How Dikembe Mutombo’s Finger Changed The NBA

Since May 2013, I've been working on a story about Dikembe Mutombo's finger wag (no, no, no!) and how it turned him into an unlikely NBA superstar and a global icon. I had the privilege of chatting with Mutombo, Patrick Ewing, Shawn Kemp, Lenny Wilkens, Steve Smith, Bismack Bioymbo, and some of his former teammates at Georgetown. And it's finally published with Buzzfeed. An except is below:

Dikembe Mutombo doesn’t remember the first time he wagged his finger in a basketball game, but he does remember why. In 1992, the 7-foot-2-inch rookie center was an NBA All-Star, but he played on a bad team, the Nuggets, in a midsize city, Denver. And he was from a country, Zaire (now the Democratic Republic of the Congo), that most Americans can’t place on a map. Sneaker companies were dishing out multimillion-dollar endorsement deals to the league’s best and best-known players, and Mutombo knew he needed to establish a marketable trademark move to accompany the prodigious blocked shots for which he was already making a name.

“Back then, I would shake my head when I used to block shots,” Mutombo, now 47, recalls at his Atlanta foundation’s headquarters, where he spends much of his time these days. “I really didn’t have a signature…I had to come up with something [for when] I was dominating a game.”

Mutombo, wearing a light blue dress shirt with sleeves two inches too short, sinks into his black leather office chair, extends his long legs the width of his wooden desk, and sends a text to his wife, Rose.

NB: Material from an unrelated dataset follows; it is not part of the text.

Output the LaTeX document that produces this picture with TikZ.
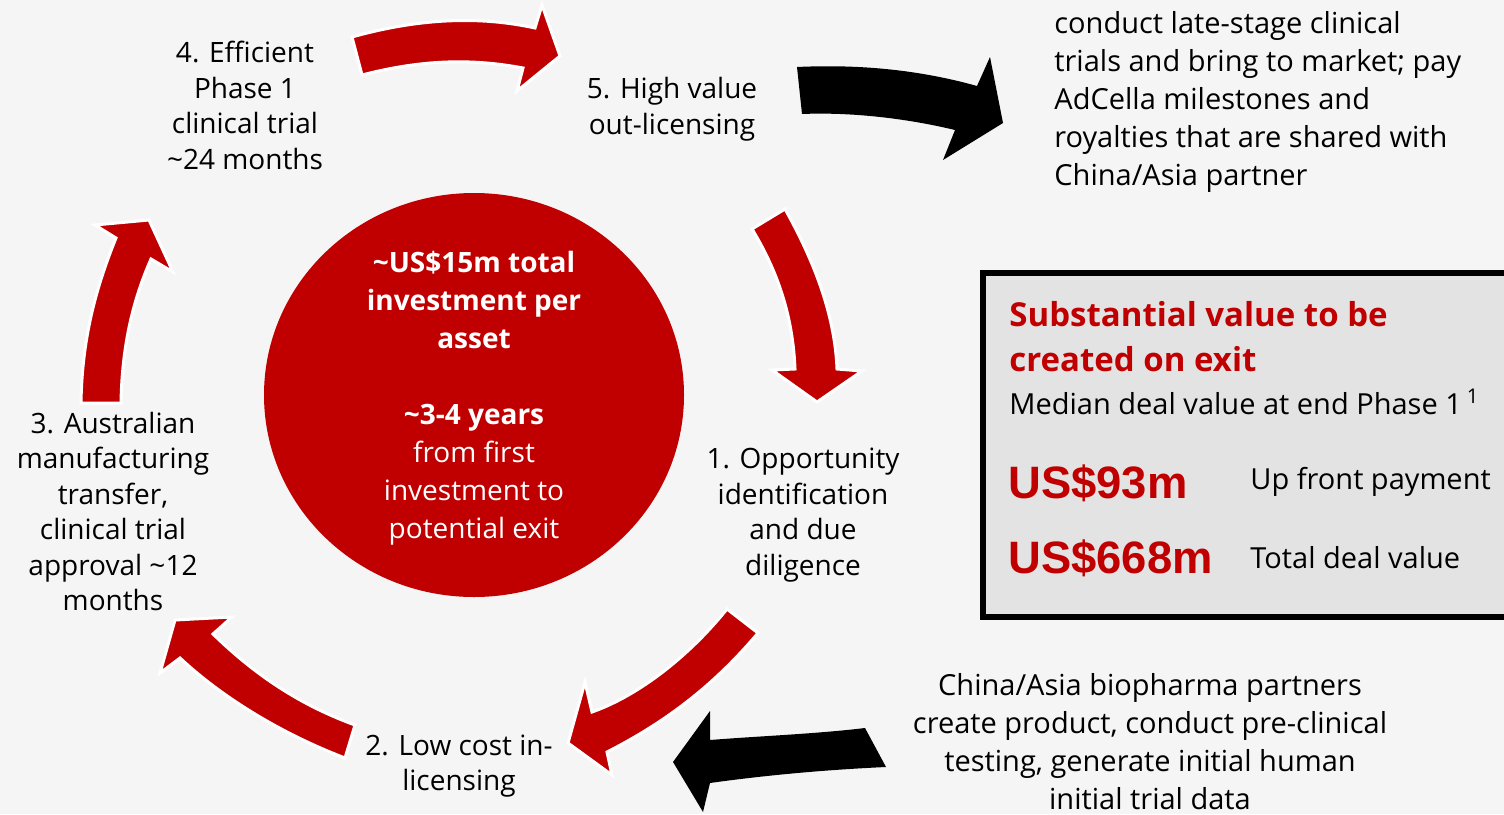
\documentclass[tikz,border=0pt]{standalone}
\usepackage{fontspec}
\setmainfont{Open Sans}
\newfontfamily\arialf{Liberation Sans}
\usetikzlibrary{shapes.geometric}
\definecolor{myred}{HTML}{C00000}
\definecolor{bgc}{HTML}{F5F5F5}
\definecolor{boxc}{HTML}{E3E3E3}
\tikzset{
  lbl/.style={inner sep=0pt, align=center, font=\fontsize{14}{17.75}\selectfont},
  side/.style={inner sep=0pt, font=\fontsize{14.5}{19}\selectfont},
  redarrow/.style={fill=myred, draw=white, line width=1.5pt, line join=miter},
  blackarrow/.style={fill=black},
  hubtext/.style={inner sep=0pt, align=center, text=white, font=\fontsize{14}{19}\selectfont},
  bigval/.style={inner sep=0pt, anchor=west, text=myred, font=\arialf\bfseries\fontsize{22.7}{26}\selectfont},
  vallbl/.style={inner sep=0pt, anchor=west, font=\fontsize{14.5}{18}\selectfont}
}
\begin{document}
\begin{tikzpicture}[x=0.5pt,y=-0.5pt]
\useasboundingbox (0,0) rectangle (1504,814);
\clip (0,0) rectangle (1504,814);
\fill[bgc] (0,0) rectangle (1504,814);

% central disc
\node[ellipse, fill=myred, minimum width=210pt, minimum height=202pt, inner sep=0pt] (hub) at (474,395) {};
\node[hubtext] (hubt) at (474,398) {\textbf{\textasciitilde US\$15m total}\\\textbf{investment per}\\\textbf{asset}\\[19pt]\textbf{\textasciitilde3-4 years}\\from first\\investment to\\potential exit};

% cycle labels
\node[lbl] (s4) at (245,105.5) {4. Efficient\\Phase 1\\clinical trial\\\textasciitilde24 months};
\node[lbl] (s5) at (672,109) {5. High value\\out-licensing};
\node[lbl] (s1) at (803,515) {1. Opportunity\\identification\\and due\\diligence};
\node[lbl] (s2) at (459,766) {2. Low cost in-\\licensing};
\node[lbl] (s3) at (113,511.5) {3. Australian\\manufacturing\\transfer,\\clinical trial\\approval \textasciitilde12\\months};

% side texts
\node[side, anchor=west, align=left] (tr) at (1054,101.5) {conduct late-stage clinical\\trials and bring to market; pay\\AdCella milestones and\\royalties that are shared with\\China/Asia partner};
\node[side, align=center] (br) at (1150,741.5) {China/Asia biopharma partners\\create product, conduct pre-clinical\\testing, generate initial human\\initial trial data};

% value box
\draw[line width=3pt, fill=boxc] (983,273) rectangle (1515,617);
\node[inner sep=0pt, anchor=west, align=left, text=myred, font=\bfseries\fontsize{16.5}{22.5}\selectfont] (bt) at (1009,336.5) {Substantial value to be\\created on exit};
\node[vallbl] (bm) at (1009,402) {Median deal value at end Phase 1\,\textsuperscript{1}};
\node[bigval] (v1) at (1008,483) {US\$93m};
\node[vallbl] (l1) at (1250,482) {Up front payment};
\node[bigval] (v2) at (1008,558) {US\$668m};
\node[vallbl] (l2) at (1250,558) {Total deal value};

% red cycle arrows
% 4 -> 5
\draw[redarrow] (352,37) .. controls (420,18) and (480,16) .. (535,28) -- (542,5) -- (560,56) -- (517,91) -- (523,68) .. controls (470,58) and (420,60) .. (362,75) -- cycle;
% 5 -> 1
\draw[redarrow] (752,229) -- (785,209) .. controls (818,268) and (835,320) .. (837,369) -- (862,371) -- (817,402) -- (772,370) -- (795,369) .. controls (793,320) and (780,275) .. cycle;
% 1 -> 2
\draw[redarrow] (727,609) -- (758,633) .. controls (710,690) and (660,725) .. (607,752) -- (612,775) -- (568,743) -- (585,682) -- (592,712) .. controls (640,695) and (690,655) .. cycle;
% 2 -> 3
\draw[redarrow] (355,725) -- (345,758) .. controls (285,735) and (225,700) .. (180,658) -- (160,673) -- (175,620) -- (232,617) -- (213,634) .. controls (255,675) and (300,705) .. cycle;
% 3 -> 4
\draw[redarrow] (81,403) -- (121,403) .. controls (122,345) and (133,300) .. (151,259) -- (173,272) -- (149,220) -- (95,225) -- (116,238) .. controls (95,290) and (82,340) .. cycle;

% black arrows
\fill[blackarrow] (797,67) .. controls (860,64) and (920,70) .. (977,86) -- (990,57) -- (1003,123) -- (943,160) -- (955,130) .. controls (905,118) and (850,112) .. (802,114) -- cycle;
\fill[blackarrow] (886,767) .. controls (820,770) and (760,776) .. (710,783) -- (703,812) -- (673,762) -- (710,711) -- (710,740) .. controls (760,736) and (815,734) .. (865,728) -- cycle;
\end{tikzpicture}
\end{document}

Inside the bright green-and-yellow office, reminders of Mutombo’s career are scattered alongside photographs from trips to Africa. Several boxes of new high-tops rest on a spare table, alongside a Mutombo-licensed basketball. In front of his monitor sits a mouse pad prominently displaying his face, which, much to Mutombo’s surprise, was — is — still very much everywhere.